El cambio propuesto del régimen actual se basa en la idea ultraliberal de que la autonomía de la voluntad de las partes contratantes no debe ser restringida, y al mismo tiempo, en el concepto de la existencia de una igualdad jurídica formal de las partes contratantes. Conceptos que se muestran como aparentemente inocentes e inocuos, pero que no se corresponden con la realidad social, económica y política. Además, de aprobarse tales modificaciones, tendrán un serio y grave impacto en la sociedad uruguaya y la harán aún más dependiente en sus relaciones externas, en este caso, a cambio de ninguna otra contraprestación.

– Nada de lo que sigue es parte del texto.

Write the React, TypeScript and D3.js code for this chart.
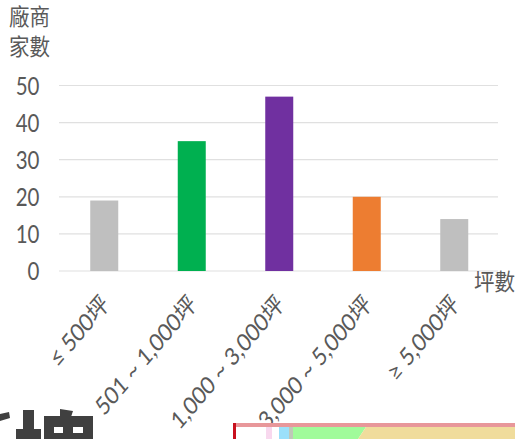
import * as d3 from "d3";

const categories = ["≤ 500坪", "501 ~ 1,000坪", "1,000 ~ 3,000坪", "3,000 ~ 5,000坪", "≥ 5,000坪"];
const counts = [19, 35, 47, 20, 14];
const barColors = ["#BFBFBF", "#00B050", "#7030A0", "#ED7D31", "#BFBFBF"];
const yTicks = [0, 10, 20, 30, 40, 50];

const width = 515;
const height = 439;
const marginLeft = 60.5;
const marginRight = 17;
const yZero = 271;
const yTop = 85.5;

const font = 'Lato, "Noto Sans CJK TC", sans-serif';
const cjkFont = '"Noto Sans CJK TC", sans-serif';
const textColor = "#595959";

const x = d3.scaleBand<string>()
  .domain(categories)
  .range([marginLeft, width - marginRight])
  .paddingInner(0.68)
  .paddingOuter(0.34);

const y = d3.scaleLinear().domain([0, 50]).range([yZero, yTop]);

export default function App() {
  return (
    <svg
      width={width}
      height={height}
      viewBox={`0 0 ${width} ${height}`}
      style={{ position: "absolute", left: 0, top: 0, background: "#fff" }}
    >
      {/* y axis title */}
      <g fill={textColor} fontFamily={cjkFont} fontSize={20.5}>
        <text transform="translate(9,25) scale(1,1.12)">廠商</text>
        <text transform="translate(9,55) scale(1,1.12)">家數</text>
      </g>

      {/* grid + y ticks */}
      {yTicks.map((t) => (
        <g key={t}>
          <line x1={59} x2={width - marginRight} y1={y(t)} y2={y(t)} stroke="#E0E0E0" strokeWidth={1.2} />
          <text
            transform={`translate(39.5,${y(t)}) scale(0.82,1.02)`}
            dy="0.36em"
            textAnchor="end"
            fill={textColor}
            fontFamily={font}
            fontSize={25}
          >
            {t}
          </text>
        </g>
      ))}

      {/* bars */}
      {categories.map((c, i) => (
        <rect
          key={c}
          x={x(c)}
          y={y(counts[i])}
          width={x.bandwidth()}
          height={y(0) - y(counts[i])}
          fill={barColors[i]}
        />
      ))}

      {/* x labels, stretched a bit taller like the source screenshot */}
      {categories.map((c) => (
        <text
          key={c}
          transform={`translate(${x(c)! + x.bandwidth() / 2 + 6},${306}) scale(1,1.18) rotate(-45)`}
          textAnchor="end"
          fill={textColor}
          fontFamily={font}
          fontSize={20.8}
        >
          {c}
        </text>
      ))}

      {/* x axis title */}
      <text transform="translate(474,290) scale(1,1.12)" fill={textColor} fontFamily={cjkFont} fontSize={20.5}>
        坪數
      </text>

      {/* cropped neighbours at the bottom of the screenshot */}
      <g fill="#404040">
        <path d="M0 414L9 412L10 418L0 421Z" />
        <rect x={23} y={410} width={11} height={20} />
        <rect x={16} y={429} width={25} height={10} />
        <path d="M60 409L73 411L71 417L60 417Z" />
        <path d="M44 416H93V439H44ZM54 427V433H63V427ZM73 427V433H83V427Z" fillRule="evenodd" />
      </g>
      <g>
        <rect x={236} y={427} width={44} height={12} fill="#fff" />
        <rect x={266} y={427} width={6} height={12} fill="#F8D8EE" />
        <rect x={279} y={427} width={10} height={12} fill="#9BE0FA" />
        <rect x={289} y={427} width={5} height={12} fill="#BFC7B8" />
        <path d="M293 427H366L358 439H293Z" fill="#A0FB9A" />
        <path d="M366 427H515V439H358Z" fill="#F0DC9C" />
        <rect x={233} y={423} width={282} height={4} fill="#E8979A" />
        <rect x={233} y={423} width={3} height={16} fill="#C8101E" />
      </g>
    </svg>
  );
}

En efecto, la autonomía de la voluntad de las partes no es necesariamente real. En toda negociación internacional, incluso las comerciales, hay una parte que tiene una condición o situación dominante que le permite establecer desde el inicio del acuerdo condiciones más favorables en general, y en especial, para el caso de un eventual conflicto. Es la parte más fuerte la que establecerá, por sí y ante sí, la ley aplicable y también la jurisdicción competente.

Existe una firme esperanza de que la Cámara de Diputados –que define el tema– analice con profundidad esta propuesta y rectifique el rumbo. Existe, incluso, la posibilidad de combinar los aspectos positivos del proyecto (las hipótesis y casuística incluida) con los principios generales del sistema vigente (Ley Vargas), texto que existe y puede solicitarse, con lo cual la legislación sería de una enorme riqueza. Uruguay, a partir de la Ley Vargas, tiene un dique jurídico que protege el interés nacional, y no hay razones válidas para cambiarlo.

Julio Vidal Amodeo es doctor en Derecho y Ciencias Sociales.